The task ->
In the entries below, repeat only the lines between those holding "What React, TypeScript" and "Chart.register(...registerables);", inclusive. Leave pictures out.

Records shown ->
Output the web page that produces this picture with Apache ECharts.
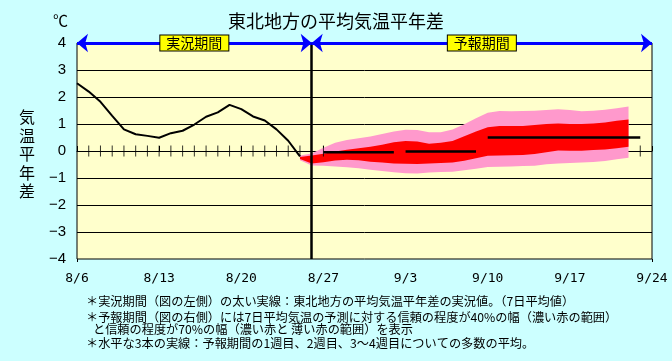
<!DOCTYPE html>
<html><head><meta charset="utf-8">
<script src="https://cdn.jsdelivr.net/npm/echarts@6/dist/echarts.min.js"></script>
<style>html,body{margin:0;padding:0;background:#ccffff;}#c{width:672px;height:361px;}</style>
</head><body><div id="c"></div>
<script>
// x positions are day numbers counted from 8/6 (day 0) to 9/24 (day 49)
const tickLabels = ['8/6','8/13','8/20','8/27','9/3','9/10','9/17','9/24'];
const observedStartDay = 0;
const observed = [2.51,2.20,1.82,1.30,0.80,0.62,0.56,0.49,0.66,0.75,0.98,1.27,1.43,1.71,1.55,1.28,1.13,0.80,0.38,-0.20];
const bandStartDay = 19;
const pinkTop    = [-0.17,-0.09,0.12,0.31,0.41,0.47,0.54,0.63,0.72,0.79,0.78,0.69,0.69,0.80,0.99,1.21,1.42,1.48,1.47,1.48,1.49,1.52,1.55,1.52,1.47,1.49,1.53,1.58,1.65];
const redTop     = [-0.22,-0.17,-0.10,-0.02,0.05,0.10,0.16,0.23,0.32,0.37,0.35,0.27,0.31,0.37,0.55,0.72,0.88,0.93,0.93,0.93,0.96,1.00,1.02,1.00,1.00,1.02,1.06,1.12,1.17];
const redBottom  = [-0.30,-0.46,-0.42,-0.35,-0.32,-0.34,-0.40,-0.43,-0.46,-0.47,-0.48,-0.46,-0.44,-0.43,-0.36,-0.27,-0.18,-0.17,-0.16,-0.15,-0.11,-0.05,0.02,0.01,0.01,0.04,0.06,0.10,0.16];
const pinkBottom = [-0.34,-0.54,-0.55,-0.57,-0.60,-0.64,-0.69,-0.74,-0.79,-0.82,-0.83,-0.80,-0.78,-0.77,-0.71,-0.66,-0.59,-0.58,-0.57,-0.56,-0.55,-0.49,-0.46,-0.44,-0.43,-0.41,-0.37,-0.31,-0.25];
const meanFrom  = [21, 28, 35];
const meanTo    = [27, 34, 48];
const meanValue = [-0.05, -0.02, 0.50];
const zeroTickDays = [1,2,3,4,5,6,7,8,9,10,11,12,13,14,15,16,17,18,19,21,48];
const splitDay = 20;   // 8/26: boundary between observed and forecast periods
const periodNames = ['実況期間', '予報期間'];
const footnotes = [
  '＊実況期間（図の左側）の太い実線：東北地方の平均気温平年差の実況値。（7日平均値）',
  '＊予報期間（図の右側）には7日平均気温の予測に対する信頼の程度が40%の幅（濃い赤の範囲）',
  'と信頼の程度が70%の幅（濃い赤と 薄い赤の範囲）を表示',
  '＊水平な3本の実線：予報期間の1週目、2週目、3～4週目についての多数の平均。'
];

const FONT = '"Noto Sans CJK JP", sans-serif';
const bandDays = pinkTop.map((_, i) => bandStartDay + i);

// band polygon: upper edge forward, lower edge backward, all through the axis scales
const bandSeries = (upper, lower, color, z) => ({
  type: 'custom', z, clip: true, silent: true, animation: false,
  data: [[bandStartDay, 0]],
  encode: { x: 0, y: 1 },
  renderItem: (params, api) => {
    const pts = [];
    for (let i = 0; i < bandDays.length; i++) pts.push(api.coord([bandDays[i], upper[i]]));
    for (let i = bandDays.length - 1; i >= 0; i--) pts.push(api.coord([bandDays[i], lower[i]]));
    return { type: 'polygon', shape: { points: pts }, style: { fill: color, stroke: null } };
  }
});

const meanSeries = meanValue.map((v, i) => ({
  type: 'line', data: [[meanFrom[i], v], [meanTo[i], v]], symbol: 'none', z: 5,
  lineStyle: { color: '#000', width: 2.5 }, animation: false
}));

const footStyle = { fontFamily: FONT, fontSize: 12.2, lineHeight: 14, fontWeight: 'normal', color: '#000' };

const chart = echarts.init(document.getElementById('c'), null, { renderer: 'canvas' });
chart.setOption({
  backgroundColor: '#ccffff',
  animation: false,
  title: [
    { text: '東北地方の平均気温平年差', left: 'center', top: 12, padding: 0,
      textStyle: { fontFamily: FONT, fontSize: 18, fontWeight: 'normal', color: '#000' } },
    { text: '℃', left: 53, top: 13, padding: 0,
      textStyle: { fontFamily: FONT, fontSize: 15, fontWeight: 'normal', color: '#000' } },
    { text: '気\n温\n平\n年\n差', left: 19, top: 108, padding: 0,
      textStyle: { fontFamily: FONT, fontSize: 16, lineHeight: 18.5, fontWeight: 'normal', color: '#000' } },
    { text: footnotes[0], left: 86, top: 294, padding: 0, textStyle: footStyle },
    { text: footnotes[1], left: 86, top: 310, padding: 0, textStyle: footStyle },
    { text: footnotes[2], left: 93, top: 322, padding: 0, textStyle: footStyle },
    { text: footnotes[3], left: 86, top: 336, padding: 0, textStyle: footStyle }
  ],
  grid: { left: 77, right: 20, top: 43, bottom: 102, show: true, backgroundColor: '#ffffcc',
          borderColor: '#000', borderWidth: 1, containLabel: false },
  xAxis: [
    { type: 'value', min: 0, max: 49, interval: 7, position: 'bottom',
      axisLine: { show: true, lineStyle: { color: '#000', width: 1 } },
      axisTick: { show: true, inside: true, length: 5, lineStyle: { color: '#000' } },
      splitLine: { show: false },
      axisLabel: { margin: 13, fontFamily: '"DejaVu Sans Mono", monospace', fontSize: 13, color: '#000',
                   formatter: (v) => tickLabels[Math.round(v / 7)] } },
    { type: 'value', min: 0, max: 49, interval: 7, position: 'bottom',
      axisLine: { show: false },
      axisTick: { show: true, inside: false, length: 3, customValues: [0, 49], lineStyle: { color: '#000' } },
      splitLine: { show: false }, axisLabel: { show: false } }
  ],
  yAxis: { type: 'value', min: -4, max: 4, interval: 1,
    axisLine: { show: false }, axisTick: { show: false },
    splitLine: { show: true, showMinLine: false, showMaxLine: false, lineStyle: { color: '#000', width: 1 } },
    axisLabel: { margin: 11, fontFamily: '"Liberation Sans", Arial, sans-serif', fontSize: 15, color: '#000',
                 formatter: (v) => v < 0 ? '\u2212' + Math.abs(v) : String(v) } },
  series: [
    bandSeries(pinkTop, pinkBottom, '#ff99cc', 2),
    bandSeries(redTop, redBottom, '#ff0000', 3),
    { type: 'line', data: observed.map((v, i) => [observedStartDay + i, v]), symbol: 'none', z: 4,
      lineStyle: { color: '#000', width: 2 }, animation: false },
    ...meanSeries,
    { type: 'scatter', data: zeroTickDays.map(d => [d, 0]), symbol: 'rect', symbolSize: [1, 11], z: 6,
      itemStyle: { color: '#000' }, silent: true, animation: false },
    { type: 'line', data: [], z: 7, animation: false,
      markLine: { silent: true, symbol: 'none', animation: false,
        lineStyle: { color: '#000', width: 2.5, type: 'solid' }, label: { show: false },
        data: [{ xAxis: splitDay }] } },
    { type: 'line', data: [], z: 8, animation: false,
      markLine: { silent: true, symbol: ['arrow', 'arrow'], symbolSize: [14, 11], animation: false,
        lineStyle: { color: '#0000ff', width: 3, type: 'solid' },
        label: { show: true, position: 'middle', formatter: '{b}', distance: 0,
                 fontFamily: FONT, fontSize: 14, color: '#000', backgroundColor: '#ffff00',
                 borderColor: '#000', borderWidth: 1, padding: [1, 6, 0, 6], verticalAlign: 'middle' },
        data: [
          [{ name: periodNames[0], coord: [0, 4] }, { coord: [splitDay, 4] }],
          [{ name: periodNames[1], coord: [splitDay, 4] }, { coord: [49, 4] }]
        ] } }
  ]
});
</script></body></html>
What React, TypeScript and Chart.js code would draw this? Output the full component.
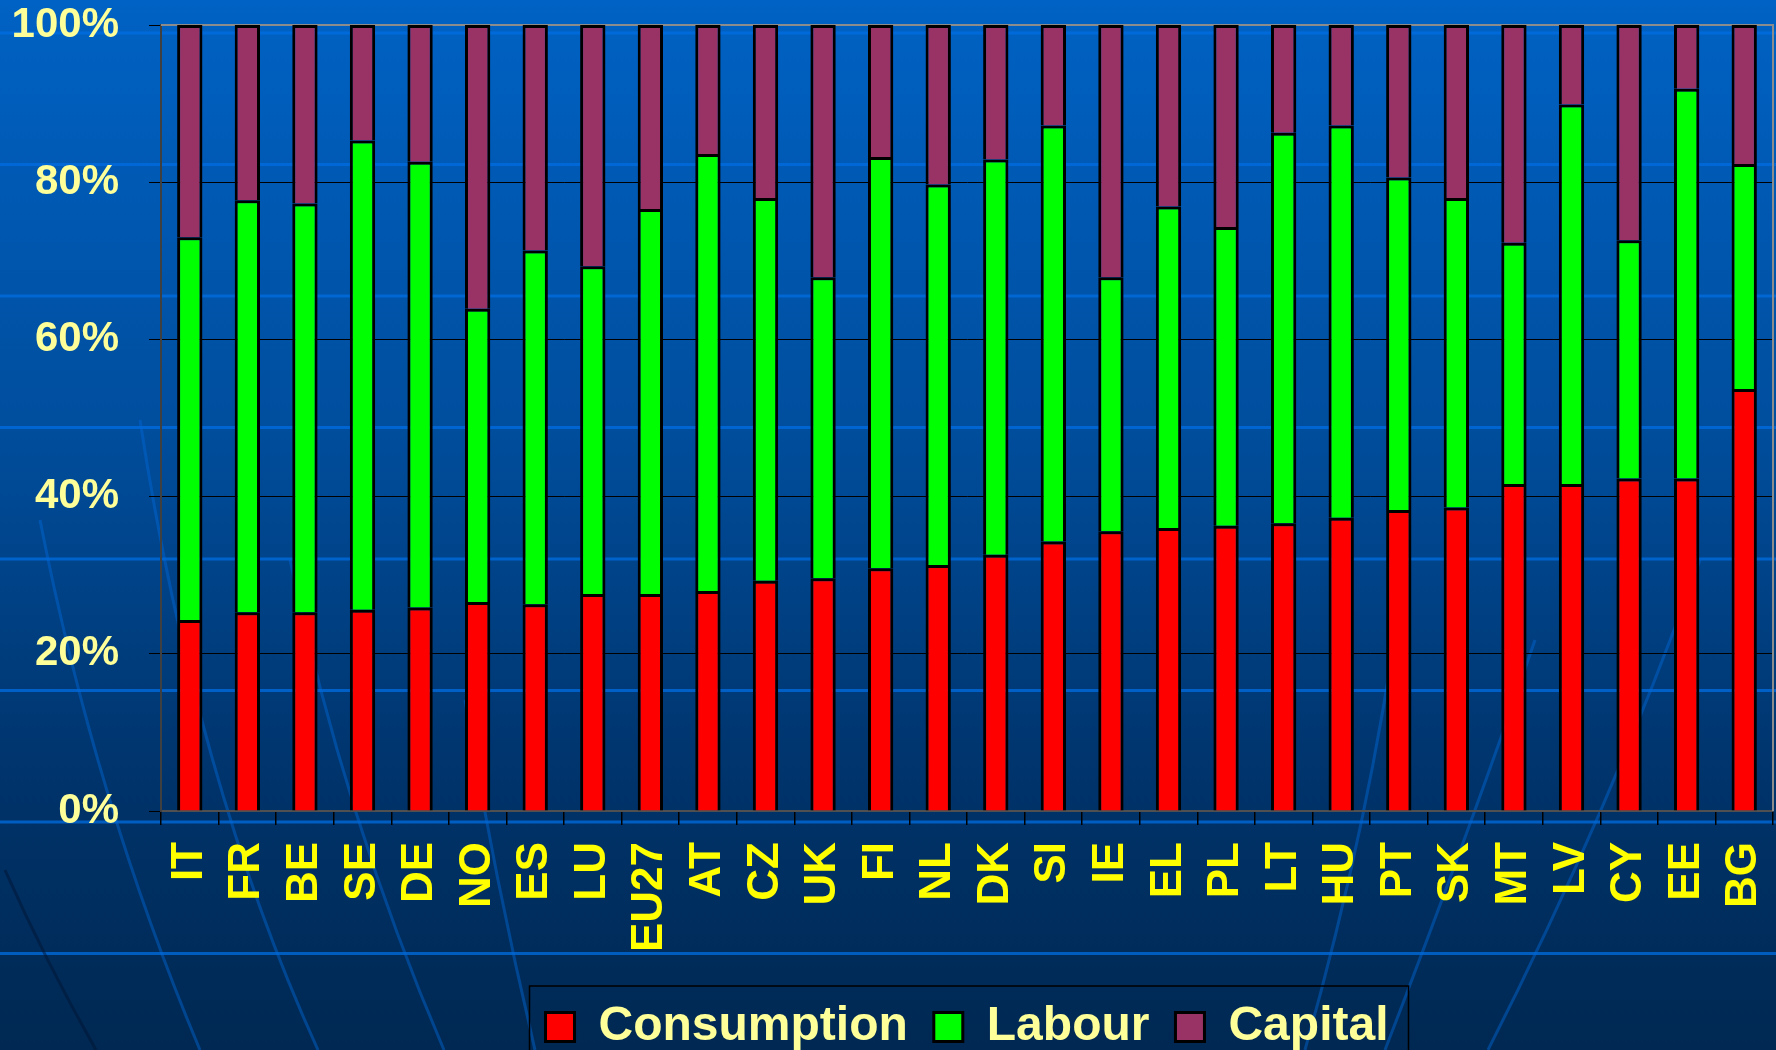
import { useEffect, useRef } from 'react';
import { Chart, registerables } from 'chart.js';

Chart.register(...registerables);

const categories = ['IT', 'FR', 'BE', 'SE', 'DE', 'NO', 'ES', 'LU', 'EU27', 'AT', 'CZ', 'UK', 'FI', 'NL', 'DK', 'SI', 'IE', 'EL', 'PL', 'LT', 'HU', 'PT', 'SK', 'MT', 'LV', 'CY', 'EE', 'BG'];
const consumption = [24.3, 25.3, 25.3, 25.6, 25.9, 26.6, 26.3, 27.6, 27.6, 28.0, 29.3, 29.6, 30.9, 31.3, 32.6, 34.3, 35.6, 36.0, 36.3, 36.6, 37.3, 38.3, 38.6, 41.6, 41.6, 42.3, 42.3, 53.7];
const labour = [48.7, 52.4, 52.0, 59.7, 56.7, 37.3, 45.0, 41.7, 49.0, 55.6, 48.7, 38.3, 52.3, 48.4, 50.3, 52.9, 32.3, 40.9, 38.0, 49.7, 49.9, 42.3, 39.4, 30.7, 48.3, 30.3, 49.6, 28.6];
const capital = [27.0, 22.3, 22.7, 14.7, 17.4, 36.1, 28.7, 30.7, 23.4, 16.4, 22.0, 32.1, 16.8, 20.3, 17.1, 12.8, 32.1, 23.1, 25.7, 13.7, 12.8, 19.4, 22.0, 27.7, 10.1, 27.4, 8.1, 17.7];
const seriesNames = ['Consumption', 'Labour', 'Capital'];
const yTickStep = 20;
const yMax = 100;

const FONT = "'Liberation Sans', Arial, Helvetica, sans-serif";

const backgroundPlugin = {
  id: 'slideBackground',
  beforeDraw(chart: any) {
    const { ctx, width, height } = chart;
    ctx.save();
    const g = ctx.createLinearGradient(0, 0, 0, height);
    g.addColorStop(0, '#0062C4');
    g.addColorStop(0.4, '#004E9E');
    g.addColorStop(0.75, '#00336A');
    g.addColorStop(1, '#002852');
    ctx.fillStyle = g;
    ctx.fillRect(0, 0, width, height);

    // faint horizontal bands
    ctx.strokeStyle = 'rgba(0, 110, 225, 0.75)';
    ctx.lineWidth = 3;
    for (let y = 33; y < height; y += 131.5) {
      ctx.beginPath();
      ctx.moveTo(0, y);
      ctx.lineTo(width, y);
      ctx.stroke();
    }

    // faint globe meridians
    const curves: number[][] = [
      [40, 520, 95, 800, 200, 1050],
      [140, 420, 195, 780, 318, 1050],
      [290, 560, 345, 820, 444, 1050],
      [465, 700, 495, 880, 535, 1050],
      [1400, 600, 1370, 820, 1305, 1050],
      [1535, 640, 1470, 830, 1385, 1050],
      [1700, 560, 1610, 810, 1488, 1050],
    ];
    ctx.strokeStyle = 'rgba(0, 105, 215, 0.45)';
    ctx.lineWidth = 3;
    curves.forEach((c) => {
      ctx.beginPath();
      ctx.moveTo(c[0], c[1]);
      ctx.quadraticCurveTo(c[2], c[3], c[4], c[5]);
      ctx.stroke();
    });
    ctx.strokeStyle = 'rgba(0, 20, 50, 0.5)';
    ctx.beginPath();
    ctx.moveTo(5, 870);
    ctx.quadraticCurveTo(45, 960, 96, 1050);
    ctx.stroke();
    ctx.restore();
  },
  beforeDatasetsDraw(chart: any) {
    const { ctx, chartArea: a } = chart;
    ctx.save();
    ctx.strokeStyle = '#8C8C8C';
    ctx.lineWidth = 2;
    ctx.beginPath();
    ctx.moveTo(a.left, a.top);
    ctx.lineTo(a.right, a.top);
    ctx.lineTo(a.right, a.bottom);
    ctx.stroke();
    ctx.restore();
  },
  afterDraw(chart: any) {
    const lg = chart.legend;
    if (!lg || !lg.legendHitBoxes || !lg.legendHitBoxes.length) return;
    const hb = lg.legendHitBoxes;
    let l = Infinity, r = -Infinity, t = Infinity;
    hb.forEach((h: any) => {
      l = Math.min(l, h.left);
      r = Math.max(r, h.left + h.width);
      t = Math.min(t, h.top);
    });
    const { ctx, height } = chart;
    ctx.save();
    ctx.strokeStyle = '#000';
    ctx.lineWidth = 1.5;
    ctx.strokeRect(l - 16, t - 17, r - l + 36, height + 30 - t);
    ctx.restore();
  },
};

export default function App() {
  const ref = useRef<HTMLCanvasElement | null>(null);

  useEffect(() => {
    document.body.style.margin = '0';
    const canvas = ref.current;
    if (!canvas) return;
    const bar = { borderColor: '#000000', borderWidth: 3, barPercentage: 0.44, categoryPercentage: 1.0 };
    const chart = new Chart(canvas, {
      type: 'bar',
      data: {
        labels: categories,
        datasets: [
          { label: seriesNames[0], data: consumption, backgroundColor: '#FF0000', ...bar },
          { label: seriesNames[1], data: labour, backgroundColor: '#00FF00', ...bar },
          { label: seriesNames[2], data: capital, backgroundColor: '#993366', ...bar },
        ],
      },
      options: {
        responsive: false,
        animation: false,
        events: [],
        layout: { padding: { left: 0, right: 3, top: 0, bottom: -11 } },
        scales: {
          x: {
            stacked: true,
            grid: { display: true, drawOnChartArea: false, drawTicks: true, tickLength: 14, color: '#000000', lineWidth: 1.5, offset: true },
            border: { display: true, color: '#505050', width: 2 },
            ticks: {
              color: '#FFFF00',
              font: { family: FONT, size: 44, weight: 'bold' },
              maxRotation: 90,
              minRotation: 90,
              padding: 17,
              autoSkip: false,
            },
            afterFit: (s: any) => {
              s.height = 166;
              s.paddingLeft = 0;
              s.paddingRight = 0;
            },
          },
          y: {
            stacked: true,
            min: 0,
            max: yMax,
            grid: { color: '#000000', lineWidth: 1, tickLength: 12 },
            border: { display: true, color: '#404040', width: 2 },
            ticks: {
              stepSize: yTickStep,
              color: '#FFFF99',
              font: { family: FONT, size: 42, weight: 'bold' },
              padding: 30,
              callback: (v: any) => v + '%',
            },
            afterFit: (s: any) => {
              s.width = 161;
              s.paddingTop = 25;
              s.paddingBottom = 25;
            },
          },
        },
        plugins: {
          tooltip: { enabled: false },
          legend: {
            position: 'bottom',
            fullSize: false,
            labels: {
              boxWidth: 29,
              boxHeight: 29,
              padding: 26,
              color: '#FFFF99',
              font: { family: FONT, size: 48, weight: 'bold' },
            },
          },
        },
      },
      plugins: [backgroundPlugin],
    } as any);
    return () => chart.destroy();
  }, []);

  return (
    <div style={{ position: 'absolute', left: 0, top: 0, width: 1776, height: 1050 }}>
      <canvas ref={ref} width={1776} height={1050} style={{ display: 'block', width: 1776, height: 1050 }} />
    </div>
  );
}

Worked answer ->
What React, TypeScript and Chart.js code would draw this? Output the full component.
import { useEffect, useRef } from 'react';
import { Chart, registerables } from 'chart.js';

Chart.register(...registerables);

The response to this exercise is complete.